I heard a climatologist on a talk show saying that one of the widely known arguments used by climate scientists to exemplify what a runaway greenhouse effect could cause to Earth's temperature and climate (a comparison with Venus' atmosphere) is basically a farce.
He argued that Venus' high surface temperature (which is over 400ºC) is caused mainly by its high surface pressure (which is over 90x greater than Earth's) and that the so-called "greenhouse effect contribution" to this temperature was "negligible" or simply "non-existent". He mentioned the ideal gas law in order to "prove" his argument, saying that temperature grows proportionally with pressure (which, of course, is true for an ideal gas). And this pretty much settled his train of thought.
This made me wonder and I'm trying to come up with a reasoning that debunks his argument. At first, I thought one could not simply apply the ideal gas law to Venus' atmosphere, since the molar density at the surface is too high and that one should use more terms of the virial expansion to account for the behavior of the pressure near the surface. However, even if that is true, his argument remains undisputed, since the leading term of the expansion is still the "ideal gas" term.
Then I realized his oversight may have been the cause-effect relationship he tried to establish between pressure and temperature. As a matter of fact, an equation of state doesn't tell us anything about causality: it only states the relationship between different state variables that describe a system. This takes us back to my question: Is it the really the high pressure of Venus' at surface the agent responsible for its high surface temperature, or is it the other way around or maybe even a mix of the two?

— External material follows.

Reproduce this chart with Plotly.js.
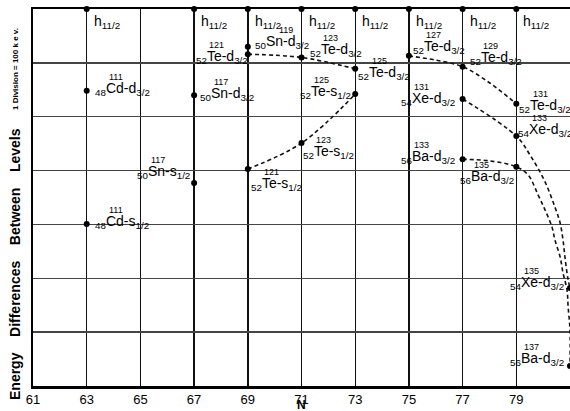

To better clarify my thinking, imagine this: if we take Venus and place it out of the Solar system where its exposure to solar radiation would be negligible, I think we can agree that its temperature would decrease drastically. Now, I know most of its atmosphere would solidify in such conditions, but the thing is: would the pressure on the same layer of matter where the surface of the planet was previously remain the same? No. So, does this tells us that it is the temperature of the planet that determines its pressure?
On the other hand, I am also aware that the pressure at the surface is simply a function of how much matter (gas) there is above it (no clear connection with temperature here).
I've reached this crossroads and can't seem to establish any clear causality relationship between pressure and temperature. Am I going in the right direction or is it that I am just plain wrong and the climatologist correct when he made his assertion?